چكيده به لاتين
One of the important challenges in Internet of Things (IoT) is device energy limitation. The concern on energy consumption can be mitigated by exploiting technical ploys to reduce the volume of data for transmission (e.g., via sensing data compression) as well as by resorting to technological advancements (e.g., energy harvesting).
To reduce the energy consumption, in this work, we propose an approach to control the joint compression rate (with loss) and the number of transmission packets per second, for an IoT node that is equipped with renewable energy resources. The proposed method focuses on two optimization goals simultaneously, that are considering fidelity of the received data with the original data as well as satisfying the data transmission delay’s constraints. In addition, the amount of packet loss due to data buffer overflow is also considered as another measure of performance in the target function of the system so that the node performance is not unilaterally driven to increase the "Fidelity level". To reach these goals, we use Constrained Markov Decision Process (CMDP) to design a stochastic optimization problem to maximize the expected value of fidelity in long term subject to the constraint of average delay of reporting sensor events.
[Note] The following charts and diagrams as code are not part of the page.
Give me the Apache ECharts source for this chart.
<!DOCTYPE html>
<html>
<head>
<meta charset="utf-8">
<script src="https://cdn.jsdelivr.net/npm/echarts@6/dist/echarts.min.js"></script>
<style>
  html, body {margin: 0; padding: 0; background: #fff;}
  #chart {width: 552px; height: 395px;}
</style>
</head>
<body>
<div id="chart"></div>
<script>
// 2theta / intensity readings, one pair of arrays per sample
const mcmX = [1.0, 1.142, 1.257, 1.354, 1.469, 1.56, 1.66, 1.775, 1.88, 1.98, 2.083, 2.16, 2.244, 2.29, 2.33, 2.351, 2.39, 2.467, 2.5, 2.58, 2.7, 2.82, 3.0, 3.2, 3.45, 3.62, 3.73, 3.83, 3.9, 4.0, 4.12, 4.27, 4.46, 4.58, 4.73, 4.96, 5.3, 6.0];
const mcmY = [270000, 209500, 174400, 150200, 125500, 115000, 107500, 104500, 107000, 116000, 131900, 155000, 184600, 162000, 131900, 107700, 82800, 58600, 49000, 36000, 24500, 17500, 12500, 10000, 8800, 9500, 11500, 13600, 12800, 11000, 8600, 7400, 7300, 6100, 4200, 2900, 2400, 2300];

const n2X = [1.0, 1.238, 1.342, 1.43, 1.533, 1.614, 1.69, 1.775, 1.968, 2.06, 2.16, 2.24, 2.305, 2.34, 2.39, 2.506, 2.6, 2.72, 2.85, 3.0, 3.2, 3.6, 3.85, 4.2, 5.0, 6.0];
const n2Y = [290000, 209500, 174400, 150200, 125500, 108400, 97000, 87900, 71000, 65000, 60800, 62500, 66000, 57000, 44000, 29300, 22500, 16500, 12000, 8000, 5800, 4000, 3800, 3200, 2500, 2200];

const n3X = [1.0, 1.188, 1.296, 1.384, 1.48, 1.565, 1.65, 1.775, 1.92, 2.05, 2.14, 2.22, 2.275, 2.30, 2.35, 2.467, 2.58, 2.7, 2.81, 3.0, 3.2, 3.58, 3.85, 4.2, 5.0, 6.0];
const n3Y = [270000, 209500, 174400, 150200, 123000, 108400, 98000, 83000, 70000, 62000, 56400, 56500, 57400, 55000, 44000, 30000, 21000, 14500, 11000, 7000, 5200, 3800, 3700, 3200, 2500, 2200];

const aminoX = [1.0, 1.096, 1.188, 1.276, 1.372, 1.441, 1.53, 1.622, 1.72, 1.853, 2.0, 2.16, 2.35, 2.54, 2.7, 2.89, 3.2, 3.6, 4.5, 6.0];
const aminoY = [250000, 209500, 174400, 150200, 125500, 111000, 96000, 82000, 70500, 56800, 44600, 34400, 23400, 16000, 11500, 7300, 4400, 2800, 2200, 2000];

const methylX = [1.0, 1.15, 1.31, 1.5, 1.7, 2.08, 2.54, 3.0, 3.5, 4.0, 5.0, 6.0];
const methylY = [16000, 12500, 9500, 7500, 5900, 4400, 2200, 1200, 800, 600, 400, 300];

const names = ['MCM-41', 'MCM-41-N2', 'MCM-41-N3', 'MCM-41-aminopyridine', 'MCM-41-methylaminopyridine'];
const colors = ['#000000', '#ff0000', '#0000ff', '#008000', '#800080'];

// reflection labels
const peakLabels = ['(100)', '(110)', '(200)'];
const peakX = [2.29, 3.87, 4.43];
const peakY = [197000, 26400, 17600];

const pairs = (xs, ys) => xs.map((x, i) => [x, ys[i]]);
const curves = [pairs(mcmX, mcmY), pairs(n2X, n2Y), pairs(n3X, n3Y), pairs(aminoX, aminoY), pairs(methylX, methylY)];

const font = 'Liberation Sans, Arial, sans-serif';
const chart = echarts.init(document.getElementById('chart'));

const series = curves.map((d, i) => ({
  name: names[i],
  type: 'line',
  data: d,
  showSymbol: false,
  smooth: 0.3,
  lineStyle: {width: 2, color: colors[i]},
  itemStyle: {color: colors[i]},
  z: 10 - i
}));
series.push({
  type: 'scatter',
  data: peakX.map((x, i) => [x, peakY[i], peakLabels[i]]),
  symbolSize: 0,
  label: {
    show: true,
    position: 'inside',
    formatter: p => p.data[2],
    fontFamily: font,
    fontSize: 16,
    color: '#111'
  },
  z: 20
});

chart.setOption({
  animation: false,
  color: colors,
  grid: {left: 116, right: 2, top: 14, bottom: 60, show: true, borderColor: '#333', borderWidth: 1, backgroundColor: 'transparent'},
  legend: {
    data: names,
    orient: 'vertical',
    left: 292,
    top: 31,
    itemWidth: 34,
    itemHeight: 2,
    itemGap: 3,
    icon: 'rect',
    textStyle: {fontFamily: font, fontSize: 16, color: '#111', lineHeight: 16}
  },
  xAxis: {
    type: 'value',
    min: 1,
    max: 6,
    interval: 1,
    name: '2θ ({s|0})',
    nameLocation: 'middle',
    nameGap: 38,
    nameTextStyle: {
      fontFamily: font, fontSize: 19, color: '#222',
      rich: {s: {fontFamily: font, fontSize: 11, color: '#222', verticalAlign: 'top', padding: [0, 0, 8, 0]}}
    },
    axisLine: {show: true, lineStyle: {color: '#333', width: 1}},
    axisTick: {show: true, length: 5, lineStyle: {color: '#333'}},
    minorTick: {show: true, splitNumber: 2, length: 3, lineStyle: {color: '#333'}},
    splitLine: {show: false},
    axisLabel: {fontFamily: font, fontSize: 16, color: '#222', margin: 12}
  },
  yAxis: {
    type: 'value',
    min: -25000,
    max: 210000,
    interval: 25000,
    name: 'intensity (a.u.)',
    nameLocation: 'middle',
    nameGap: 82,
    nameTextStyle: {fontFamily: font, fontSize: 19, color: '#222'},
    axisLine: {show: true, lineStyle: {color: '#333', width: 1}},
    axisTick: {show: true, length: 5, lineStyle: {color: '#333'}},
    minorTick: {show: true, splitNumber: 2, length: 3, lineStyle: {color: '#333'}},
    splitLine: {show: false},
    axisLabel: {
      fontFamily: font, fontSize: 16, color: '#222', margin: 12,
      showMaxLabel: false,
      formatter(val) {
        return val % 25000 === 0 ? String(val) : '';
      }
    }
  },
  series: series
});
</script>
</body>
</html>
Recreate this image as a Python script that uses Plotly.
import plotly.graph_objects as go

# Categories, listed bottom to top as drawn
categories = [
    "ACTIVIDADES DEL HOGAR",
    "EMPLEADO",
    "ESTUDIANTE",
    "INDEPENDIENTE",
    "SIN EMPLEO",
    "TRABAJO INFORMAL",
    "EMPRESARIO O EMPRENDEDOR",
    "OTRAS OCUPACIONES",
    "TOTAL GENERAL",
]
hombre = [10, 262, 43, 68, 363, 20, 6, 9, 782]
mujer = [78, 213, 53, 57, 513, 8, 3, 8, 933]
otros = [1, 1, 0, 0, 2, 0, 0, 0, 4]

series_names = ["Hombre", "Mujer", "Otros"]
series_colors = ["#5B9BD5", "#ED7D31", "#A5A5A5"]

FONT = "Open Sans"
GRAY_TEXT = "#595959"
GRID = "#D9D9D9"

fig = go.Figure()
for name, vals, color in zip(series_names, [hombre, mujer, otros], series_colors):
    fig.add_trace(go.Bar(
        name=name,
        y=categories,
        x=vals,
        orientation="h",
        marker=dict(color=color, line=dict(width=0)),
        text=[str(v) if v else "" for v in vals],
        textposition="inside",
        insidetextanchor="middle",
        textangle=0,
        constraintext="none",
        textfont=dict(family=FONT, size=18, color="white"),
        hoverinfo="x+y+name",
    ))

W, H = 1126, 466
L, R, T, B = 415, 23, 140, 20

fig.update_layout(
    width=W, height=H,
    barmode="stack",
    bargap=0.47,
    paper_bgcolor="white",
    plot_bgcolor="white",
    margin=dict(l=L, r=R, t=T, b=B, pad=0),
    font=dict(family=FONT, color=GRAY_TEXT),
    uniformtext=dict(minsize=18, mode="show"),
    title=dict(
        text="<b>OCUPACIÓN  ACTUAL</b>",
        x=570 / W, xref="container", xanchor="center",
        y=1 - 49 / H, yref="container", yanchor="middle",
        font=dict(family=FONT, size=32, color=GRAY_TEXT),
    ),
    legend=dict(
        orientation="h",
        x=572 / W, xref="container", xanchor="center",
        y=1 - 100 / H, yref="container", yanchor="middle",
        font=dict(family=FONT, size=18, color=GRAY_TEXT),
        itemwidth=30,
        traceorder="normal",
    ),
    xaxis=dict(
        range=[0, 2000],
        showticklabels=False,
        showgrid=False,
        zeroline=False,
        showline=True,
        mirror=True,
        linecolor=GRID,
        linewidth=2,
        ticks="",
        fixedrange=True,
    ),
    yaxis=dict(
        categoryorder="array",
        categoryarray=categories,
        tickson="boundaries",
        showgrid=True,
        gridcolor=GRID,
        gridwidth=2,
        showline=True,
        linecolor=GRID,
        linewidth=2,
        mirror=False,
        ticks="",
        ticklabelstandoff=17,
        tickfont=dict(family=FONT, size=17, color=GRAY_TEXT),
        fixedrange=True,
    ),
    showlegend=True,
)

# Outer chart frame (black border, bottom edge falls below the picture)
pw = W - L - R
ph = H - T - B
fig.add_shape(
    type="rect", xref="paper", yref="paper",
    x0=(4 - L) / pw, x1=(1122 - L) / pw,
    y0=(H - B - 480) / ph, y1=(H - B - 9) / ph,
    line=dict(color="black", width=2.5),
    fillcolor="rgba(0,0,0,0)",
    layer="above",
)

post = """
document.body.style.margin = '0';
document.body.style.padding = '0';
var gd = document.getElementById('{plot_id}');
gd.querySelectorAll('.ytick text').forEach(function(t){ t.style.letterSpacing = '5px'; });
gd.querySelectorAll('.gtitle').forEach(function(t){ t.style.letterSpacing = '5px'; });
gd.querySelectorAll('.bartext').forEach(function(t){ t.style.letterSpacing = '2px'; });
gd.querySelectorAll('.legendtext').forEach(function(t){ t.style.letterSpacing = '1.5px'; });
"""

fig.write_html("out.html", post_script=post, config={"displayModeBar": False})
The standard Lagrangian technique is applied to make the problem unconstrained. Our proposed approach for calculating adaptive optimal policy is based-on two accelerated reinforcement-learning algorithms that are called Post Decision State (PDS) and Virtual Experience (VE). These algorithms can guarantee the convergence to the optimal policy by separating the system dynamics to known and unknown sections, only by taking a greedy decision without any statistical knowledge of wireless channel stochastic processes, energy harvesting, and sensor event occurrence. To evaluate the novel approach performance, we compare it with the standard Q-learning algorithm in terms of energy consumption, data packet loss, and data fidelity under different scenarios, including the impact of parameters such as the sense data volume on each time slot, the amount of energy buffer capacity, and the change of penalty coefficient in reward function. Consequently, the results demonstrate that the VE, 63.741% and PDS 61.845% improve data fidelity in comparison to standard Q-learning algorithm.